Sustainability of Rosemary and Thyme
Because of their continued small-scale and homegrown status, twiggy herbs are absent from the Environmental Working Group’s Shopper’s Guide to Pesticides in Produce, at least for the time being.
Twiggy herbs like rosemary and thyme are in season from late spring through late fall — and longer if you live in a temperate climate. Once the temperature dips into the 20s, your twigs may surrender until next year.
Both rosemary and thyme are ancient plants native to the Mediterranean. Both plants like a temperate climate and tend to flourish in spring and summer, when they’ll flower and beckon the honeybees. Although neither likes the extreme heat, rosemary tends to be more tolerant of chilly weather, as long as the temperature doesn’t dip too far below freezing.
Both are members the mint family and thyme is the apparent elder, a veteran of Mesopotamia, the cradle of civilization. Archeologists have unearthed Sumerian cuneiform tablets from around 2750 BC that make references to thyme used as a poultice. Babylonian physicians used it as an antiseptic, the Egyptians used the oil for embalming and the Romans, who thought of it as a symbol of courage, took it on the road into Europe.
A few thousand years after thyme earned a spot in the ancients’ spice rack, rosemary, thyme’s equally wild but decidedly more fragrant relative, shows up on sea cliffs of ancient Greece and neighboring Mediterranean spots around 500 BC. According to some sources, Roman scholar Pliny the Elder was smitten with rosemary, which he allegedly named ros (dew) marinus (of the sea). The name may also be referring to the dew-like silvery appearance of the plants’ signature needles. Ancient Greek and Roman students apparently would wear rosemary sprigs in their hair to help them concentrate; the twig has also been touted as the “herb of remembrance,” as a way to memorialize the dead.
Eating Rosemary and Thyme
If you can, keep twigs in their dirt and snip when ready to use. For purchased bundles (especially those sold in plastic), place in a small jar filled with water and keep on the counter.
Twigs don’t like moisture so resist the urge to wrap in a damp towel and store in the refrigerator.
To remove herbs from twigs, your hands are better, more exacting tools than kitchen shears. With one hand holding the twig, place the other at the top of the twig and slide your fingers along the length of the twig. Greenery should glide right off.
Whole sprigs of thyme can add layers of flavor to sauces, beans, soups and stews (just remove before serving). Because rosemary is more assertive, try chopping the herb finely and mixing it with garlic, salt or lemon zest. Rosemary loves playing with fat, which is why it pairs well with roasted meats and olive oil.
Fresh thyme is a component of bouquet garni, the classical French sachet for seasoning soups and stocks (which also includes parsley and bay leaf). Dried thyme figures into herbes de provence, the popular spice blend of the South of France.
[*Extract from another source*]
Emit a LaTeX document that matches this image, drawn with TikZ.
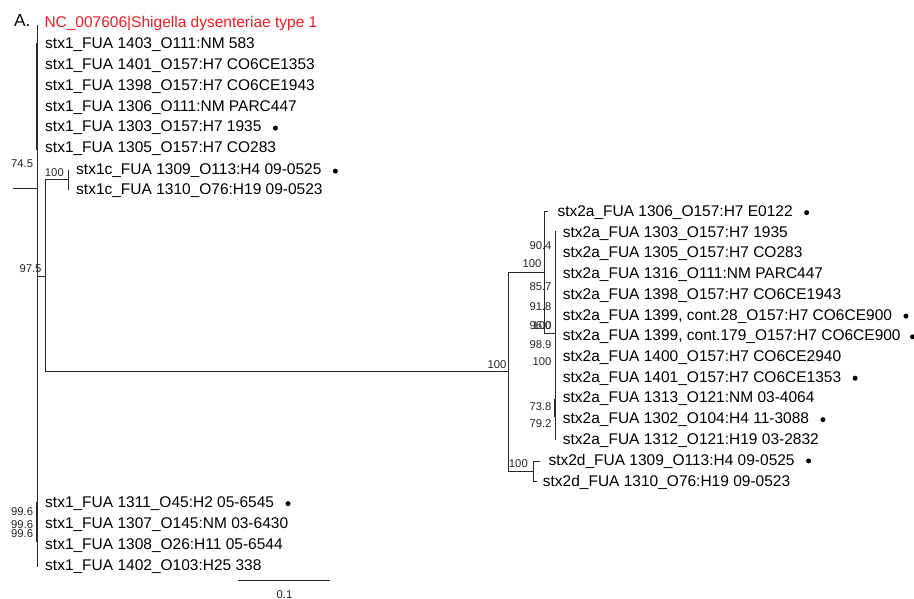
\documentclass[tikz,border=0pt]{standalone}
\usepackage{fontspec}
\setmainfont{Liberation Sans}
\usetikzlibrary{positioning}
\definecolor{outRed}{RGB}{237,28,36}
\definecolor{treeLine}{RGB}{40,40,40}
\tikzset{
    % tree lines
    branch/.style={draw=treeLine, line width=1pt},
    collapsed/.style={draw=treeLine, line width=2.4pt},
    % labels
    leaf/.style={anchor=base west, inner sep=0pt, font=\fontsize{15.5}{18}\selectfont},
    boot/.style={anchor=east, inner sep=0pt, font=\fontsize{11.3}{13}\selectfont, text=black!85},
    leafdot/.style={circle, fill=black, inner sep=0pt, minimum size=5pt}
}

\begin{document}
\begin{tikzpicture}[x=1pt, y=-1pt]
    \useasboundingbox (0,0) rectangle (914,599);

    \node[anchor=base west, inner sep=0pt, font=\fontsize{17.3}{20}\selectfont] (panel) at (14,26.7) {A.};

    % Leaves, stx1 group (top)
    \node[leaf, text=outRed] (nc) at (44.3,28) {NC\_007606|Shigella dysenteriae type 1};
    \node[leaf] (s1403) at (45,49) {stx1\_FUA 1403\_O111:NM 583};
    \node[leaf] (s1401) at (45,70) {stx1\_FUA 1401\_O157:H7 CO6CE1353};
    \node[leaf] (s1398) at (45,91) {stx1\_FUA 1398\_O157:H7 CO6CE1943};
    \node[leaf] (s1306) at (45,111.5) {stx1\_FUA 1306\_O111:NM PARC447};
    \node[leaf] (s1303) at (45,132) {stx1\_FUA 1303\_O157:H7 1935};
    \node[leaf] (s1305) at (45,153) {stx1\_FUA 1305\_O157:H7 CO283};
    \node[leaf] (c1309) at (76,175) {stx1c\_FUA 1309\_O113:H4 09-0525};
    \node[leaf] (c1310) at (76,195) {stx1c\_FUA 1310\_O76:H19 09-0523};

    % Leaves, stx1 group (bottom)
    \node[leaf] (s1311) at (45,507.5) {stx1\_FUA 1311\_O45:H2 05-6545};
    \node[leaf] (s1307) at (45,528.5) {stx1\_FUA 1307\_O145:NM 03-6430};
    \node[leaf] (s1308) at (45,549.5) {stx1\_FUA 1308\_O26:H11 05-6544};
    \node[leaf] (s1402) at (45,570.5) {stx1\_FUA 1402\_O103:H25 338};

    % Leaves, stx2a / stx2d
    \node[leaf] (a1306) at (557.3,216.5) {stx2a\_FUA 1306\_O157:H7 E0122};
    \node[leaf] (a1303) at (562.7,237.2) {stx2a\_FUA 1303\_O157:H7 1935};
    \node[leaf] (a1305) at (562.7,257.9) {stx2a\_FUA 1305\_O157:H7 CO283};
    \node[leaf] (a1316) at (562.7,278.6) {stx2a\_FUA 1316\_O111:NM PARC447};
    \node[leaf] (a1398) at (562.7,299.3) {stx2a\_FUA 1398\_O157:H7 CO6CE1943};
    \node[leaf] (a1399a) at (562.7,320) {stx2a\_FUA 1399, cont.28\_O157:H7 CO6CE900};
    \node[leaf] (a1399b) at (562.7,340.7) {stx2a\_FUA 1399, cont.179\_O157:H7 CO6CE900};
    \node[leaf] (a1400) at (562.7,361.4) {stx2a\_FUA 1400\_O157:H7 CO6CE2940};
    \node[leaf] (a1401) at (562.7,382.1) {stx2a\_FUA 1401\_O157:H7 CO6CE1353};
    \node[leaf] (a1313) at (562.7,402.8) {stx2a\_FUA 1313\_O121:NM 03-4064};
    \node[leaf] (a1302) at (562.7,423.5) {stx2a\_FUA 1302\_O104:H4 11-3088};
    \node[leaf] (a1312) at (562.7,444.2) {stx2a\_FUA 1312\_O121:H19 03-2832};
    \node[leaf] (d1309) at (548.3,465) {stx2d\_FUA 1309\_O113:H4 09-0525};
    \node[leaf] (d1310) at (542.7,486) {stx2d\_FUA 1310\_O76:H19 09-0523};

    % Marked strains
    \node[leafdot, right=11pt of s1303] (m1) {};
    \node[leafdot, right=11pt of c1309] (m2) {};
    \node[leafdot, right=11pt of s1311] (m3) {};
    \node[leafdot, right=11pt of a1306] (m4) {};
    \node[leafdot, right=11pt of a1399a] (m5) {};
    \node[leafdot, right=9pt of a1399b] (m6) {};
    \node[leafdot, right=11pt of a1401] (m7) {};
    \node[leafdot, right=11pt of a1302] (m8) {};
    \node[leafdot, right=11pt of d1309] (m9) {};

    % Tree points
    \coordinate (rtop) at (37,25);
    \coordinate (rbot) at (37,566.7);
    \coordinate (stub) at (13,189);
    \coordinate (rjoin) at (37,189);
    \coordinate (k1top) at (37,43);
    \coordinate (k1bot) at (37,150);
    \coordinate (k2top) at (37,501.7);
    \coordinate (k2bot) at (37,541.7);
    \coordinate (j975) at (37,276);
    \coordinate (n975) at (45,276);
    \coordinate (n1c) at (68,180);
    \coordinate (t1c9) at (68,170);
    \coordinate (t1c10) at (68,190);
    \coordinate (n2) at (508,371.5);
    \coordinate (n2a) at (544,272.5);
    \coordinate (t2a06) at (548,211.7);
    \coordinate (n2ap) at (555,333);
    \coordinate (p2top) at (555,231);
    \coordinate (p2bot) at (555,440);
    \coordinate (k3top) at (555,399);
    \coordinate (k3bot) at (555,417);
    \coordinate (n2d) at (533,471.5);
    \coordinate (t2d09) at (540,461.7);
    \coordinate (t2d10) at (537,481.7);

    % Branches
    \draw[branch] (rtop) -- (rbot);
    \draw[branch] (stub) -- (rjoin);
    \draw[collapsed] (k1top) -- (k1bot);
    \draw[collapsed] (k2top) -- (k2bot);
    \draw[branch] (j975) -- (n975);
    \draw[branch] (n975) |- (n1c);
    \draw[branch] (n975) |- (n2);
    \draw[branch] (n1c) -- (t1c9);
    \draw[branch] (n1c) -- (t1c10);
    \draw[branch] (n2) |- (n2a);
    \draw[branch] (n2) |- (n2d);
    \draw[branch] (n2a) |- (t2a06);
    \draw[branch] (n2a) |- (n2ap);
    \draw[branch] (p2top) -- (p2bot);
    \draw[collapsed, line width=1.8pt] (k3top) -- (k3bot);
    \draw[branch] (n2d) |- (t2d09);
    \draw[branch] (n2d) |- (t2d10);

    % Bootstrap values
    \node[boot] (b745) at (33.3,163.3) {74.5};
    \node[boot] (b1c) at (64,172.7) {100};
    \node[boot] (b975) at (41.7,268.7) {97.5};
    \node[boot] (b996a) at (33.3,511.7) {99.6};
    \node[boot] (b996b) at (33.3,524.5) {99.6};
    \node[boot] (b996c) at (33.3,533.3) {99.6};
    \node[boot] (b2) at (506.7,365) {100};
    \node[boot] (b904) at (551.7,246) {90.4};
    \node[boot] (b2a) at (541.7,264) {100};
    \node[boot] (b857) at (551.7,287) {85.7};
    \node[boot] (b918) at (551.7,306.7) {91.8};
    \node[boot] (b960) at (551.7,326) {96.0};
    \node[boot] (b100x) at (551.7,326) {100};
    \node[boot] (b989) at (551.7,345) {98.9};
    \node[boot] (b100y) at (551.7,362) {100};
    \node[boot] (b738) at (551.7,406.5) {73.8};
    \node[boot] (b792) at (551.7,424) {79.2};
    \node[boot] (b2d) at (528,464) {100};

    % Scale bar
    \coordinate (sb0) at (238,580.5);
    \coordinate (sb1) at (330,580.5);
    \draw[branch] (sb0) -- (sb1);
    \node[boot, anchor=center] (sblab) at (284.5,594.5) {0.1};
\end{tikzpicture}
\end{document}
Both rosemary and thyme deliver on the nutritional front: One teaspoon of ground thyme is a good source of calcium, potassium, magnesium, phosphorus, iron and Vitamin A. One teaspoon of dried rosemary does all that, and adds magnesium and Vitamin C!
Rosemary also delivers on the polyphenol/antioxidant front. It’s rich in rosmarinic acid which fights inflammation and in carnosol and rosmanol, polyphenols with anti-carcigenic powers.